Think about annual employee evaluations, or even report cards, for a minute. Traditionally, it took forever to know how you were doing and what needed to improve. Nudging was weak, with encouragement often imperceptible. Understanding that agility is key in our fast-paced world, we can probably agree that delayed gratification won’t work.
Gamification teaches and displays real-world applications
Nobel prize-winning physicist Richard Feynman suggested you should always teach something to make sure you truly understand it. Gamification gives learners the opportunity to see, experience and understand real-world applications. From that, your teams can imagine how they could use it for business outcomes and other tangible applications.
Gamification combines ease and efficiency
Centers on the user (UI and UX)
Gamification helps you feed information while a user is in action, versus giving loads of content prior to someone embarking on a path. This provides your user with a better sense of control over their learning environment, while also providing options in terms of learning paths.
Sets smart goals
With gamification you can set specific, measurable, relevant, challenging, yet attainable goals. By creating intelligent, intuitive paths, you make it simple and pleasing for users to engage with your tools. Tools can include quest lists, countdown timers, and narrative.
Regulates tempo
As mentioned above, you want learning to be challenging, but not overwhelming. American psychologist Carol Dweck, a pioneering researcher in the field of motivation studied why people succeed (or don’t) and how to actually foster success. Per Dweck, the secret lies in developing a ‘growth mindset’. Gamification finds that sweet spot between boredom and hyperstimulation. Relevant applications of this approach could be progress bars, levels and last-miles drives.
Keeps things exciting
If anything at all, gamification is exciting. This means a variety of rewards, channels, and fun ways to learn. Cues that engage, paths that make sense and kid-in-a-candy store level elation that makes learners want to come back. To achieve this, we use leaderboards, evolving UIs, and other game techniques.
Stacks and builds on knowledge
Though gamification makes things pleasurable, it’s built on hours and hours of programmed foundations. Solid groundwork creates the infrastructure to grow and withstand change, uncertainty, and beyond. Clear, deliberate paths are established to make learning successful, without users feeling restricted or constrained. Badges, points, and refreshing content help support this goal.
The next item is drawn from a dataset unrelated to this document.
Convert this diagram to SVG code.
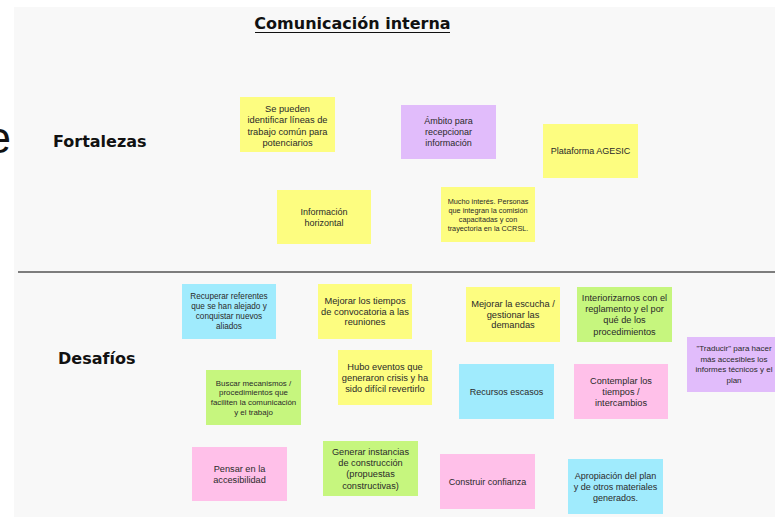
<svg xmlns="http://www.w3.org/2000/svg" width="775" height="519" viewBox="0 0 775 519">
<style>
.t{font-family:"Liberation Sans",Arial,sans-serif;font-size:9px;fill:#2a2a2a;text-anchor:middle}
.h{font-family:"DejaVu Sans",sans-serif;font-weight:bold;font-size:16px;fill:#111}
.y{fill:#fdfd80}.p{fill:#e1bcfb}.c{fill:#a0ebfd}.g{fill:#c6f67e}.k{fill:#ffc0e9}
</style>
<rect width="775" height="519" fill="#ffffff"/>
<rect x="14" y="7" width="761" height="510" fill="#f8f8f8"/>
<text x="11" y="153" font-family="Liberation Sans, Arial, sans-serif" font-size="44" fill="#111" text-anchor="end">e</text>
<g id="title">
<text class="h" x="352.5" y="29" text-anchor="middle">Comunicación interna</text>
<line x1="255" y1="32.5" x2="450" y2="32.5" stroke="#111" stroke-width="1.2"/>
</g>
<g id="fortalezas"><text class="h" x="53" y="147">Fortalezas</text></g>
<g id="desafios"><text class="h" x="58" y="364">Desafíos</text></g>
<line x1="18" y1="272" x2="775" y2="272" stroke="#555" stroke-width="1.5"/>

<g id="n1"><rect class="y" x="240" y="97" width="95" height="55"/>
<text class="t" style="font-size:9.3px"><tspan x="287.5" y="111.7">Se pueden</tspan><tspan x="287.5" y="123.2">identificar líneas de</tspan><tspan x="287.5" y="134.7">trabajo común para</tspan><tspan x="287.5" y="146.2">potenciarios</tspan></text></g>
<g id="n2"><rect class="p" x="401" y="105" width="95" height="54"/>
<text class="t"><tspan x="448.5" y="124.2">Ámbito para</tspan><tspan x="448.5" y="135.2">recepcionar</tspan><tspan x="448.5" y="146.2">información</tspan></text></g>
<g id="n3"><rect class="y" x="543" y="124" width="95" height="54"/>
<text class="t" x="590.5" y="154">Plataforma AGESIC</text></g>
<g id="n4"><rect class="y" x="277" y="190" width="94" height="54"/>
<text class="t"><tspan x="324" y="215.2">Información</tspan><tspan x="324" y="226.2">horizontal</tspan></text></g>
<g id="n5"><rect class="y" x="441" y="187" width="94" height="55"/>
<text class="t" style="font-size:7.3px"><tspan x="488" y="203.6">Mucho interés. Personas</tspan><tspan x="488" y="212.6">que integran la comisión</tspan><tspan x="488" y="221.6">capacitadas y con</tspan><tspan x="488" y="230.6">trayectoria en la CCRSL.</tspan></text></g>

<g id="n6"><rect class="c" x="182" y="284" width="94" height="55"/>
<text class="t" style="font-size:8.2px"><tspan x="229" y="299.4">Recuperar referentes</tspan><tspan x="229" y="309.4">que se han alejado y</tspan><tspan x="229" y="319.4">conquistar nuevos</tspan><tspan x="229" y="329.4">aliados</tspan></text></g>
<g id="n7"><rect class="y" x="318" y="284" width="94" height="55"/>
<text class="t" style="font-size:9.3px"><tspan x="365" y="304.3">Mejorar los tiempos</tspan><tspan x="365" y="314.8">de convocatoria a las</tspan><tspan x="365" y="325.3">reuniones</tspan></text></g>
<g id="n8"><rect class="y" x="466" y="287" width="94" height="55"/>
<text class="t" style="font-size:9.3px"><tspan x="513" y="307.3">Mejorar la escucha /</tspan><tspan x="513" y="317.8">gestionar las</tspan><tspan x="513" y="328.3">demandas</tspan></text></g>
<g id="n9"><rect class="g" x="577" y="287" width="95" height="55"/>
<text class="t" style="font-size:9.2px"><tspan x="624.5" y="300.8">Interiorizarnos con el</tspan><tspan x="624.5" y="312.1">reglamento y el por</tspan><tspan x="624.5" y="323.4">qué de los</tspan><tspan x="624.5" y="334.7">procedimientos</tspan></text></g>
<g id="n10"><rect class="p" x="687" y="337" width="94" height="55"/>
<text class="t" style="font-size:8px"><tspan x="734" y="350.8">"Traducir" para hacer</tspan><tspan x="734" y="361.6">más accesibles los</tspan><tspan x="734" y="372.4">informes técnicos y el</tspan><tspan x="734" y="383.2">plan</tspan></text></g>
<g id="n11"><rect class="g" x="206" y="370" width="95" height="55"/>
<text class="t" style="font-size:7.9px"><tspan x="253.5" y="385.6">Buscar mecanismos /</tspan><tspan x="253.5" y="395.4">procedimientos que</tspan><tspan x="253.5" y="405.2">faciliten la comunicación</tspan><tspan x="253.5" y="415">y el trabajo</tspan></text></g>
<g id="n12"><rect class="y" x="338" y="350" width="94" height="55"/>
<text class="t" style="font-size:9.3px"><tspan x="385" y="370">Hubo eventos que</tspan><tspan x="385" y="380.8">generaron crisis y ha</tspan><tspan x="385" y="391.6">sido difícil revertirlo</tspan></text></g>
<g id="n13"><rect class="c" x="459" y="364" width="95" height="55"/>
<text class="t" x="506.5" y="394.8">Recursos escasos</text></g>
<g id="n14"><rect class="k" x="574" y="364" width="94" height="55"/>
<text class="t" style="font-size:9.2px"><tspan x="621" y="384.1">Contemplar los</tspan><tspan x="621" y="394.8">tiempos /</tspan><tspan x="621" y="405.5">intercambios</tspan></text></g>
<g id="n15"><rect class="k" x="192" y="447" width="95" height="54"/>
<text class="t" style="font-size:9.2px"><tspan x="239.5" y="471.8">Pensar en la</tspan><tspan x="239.5" y="482.8">accesibilidad</tspan></text></g>
<g id="n16"><rect class="g" x="323" y="441" width="95" height="55"/>
<text class="t" style="font-size:9.2px"><tspan x="370.5" y="454.8">Generar instancias</tspan><tspan x="370.5" y="466.1">de construcción</tspan><tspan x="370.5" y="477.4">(propuestas</tspan><tspan x="370.5" y="488.7">constructivas)</tspan></text></g>
<g id="n17"><rect class="k" x="440" y="454" width="95" height="55"/>
<text class="t" x="487.5" y="484.8">Construir confianza</text></g>
<g id="n18"><rect class="c" x="568" y="459" width="95" height="55"/>
<text class="t"><tspan x="615.5" y="478.5">Apropiación del plan</tspan><tspan x="615.5" y="489.8">y de otros materiales</tspan><tspan x="615.5" y="501.1">generados.</tspan></text></g>
</svg>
Work with the brain’s natural needs
Gamification uses the basics of intrinsic and extrinsic motivation to help humans enhance their learning experience. The goal is to ignite passion for learning, so an individual completes a specific training course. Depending on the context, we aim for a sense of accomplishment, competitiveness, self-fulfillment, and pleasure. Here, virtual goods, elitism, and avatars come into play.
Encourages self-assessment and interaction
We can focus levels, categories, and specific challenges towards teams in specific locations, departments, and more. This creates awareness of competencies for both individuals and groups. Social involvement can be enhanced with friend invites and instant feedback, for example.
Sparks, triggers, provokes, and inspires
Maintaining motivation to progress is challenging at best. Gamification designs intuitive tools that ignite passion, nudge, encourage, recap, and reassure learners along the way. It’s technology adapted to normal human behavior. Countdown timers and lotteries are among the features that can support these reactions.
Sounds great. But how hard is it to implement?
This is the best part: it’s not hard, overly costly, or frustrating. We know your IT team probably hates extra work. We do, too. The great thing about gamification is how easily it adapts and integrates. With a good authoring tool, you can even make the process seamless.
Last, but not least, gamification provides unbelievable ROI. Yes, unbelievable. Not only does it make learning fun and interactive, it’s a smart investment for your business. More learners, more growth. More growth, a better future. Need we say more?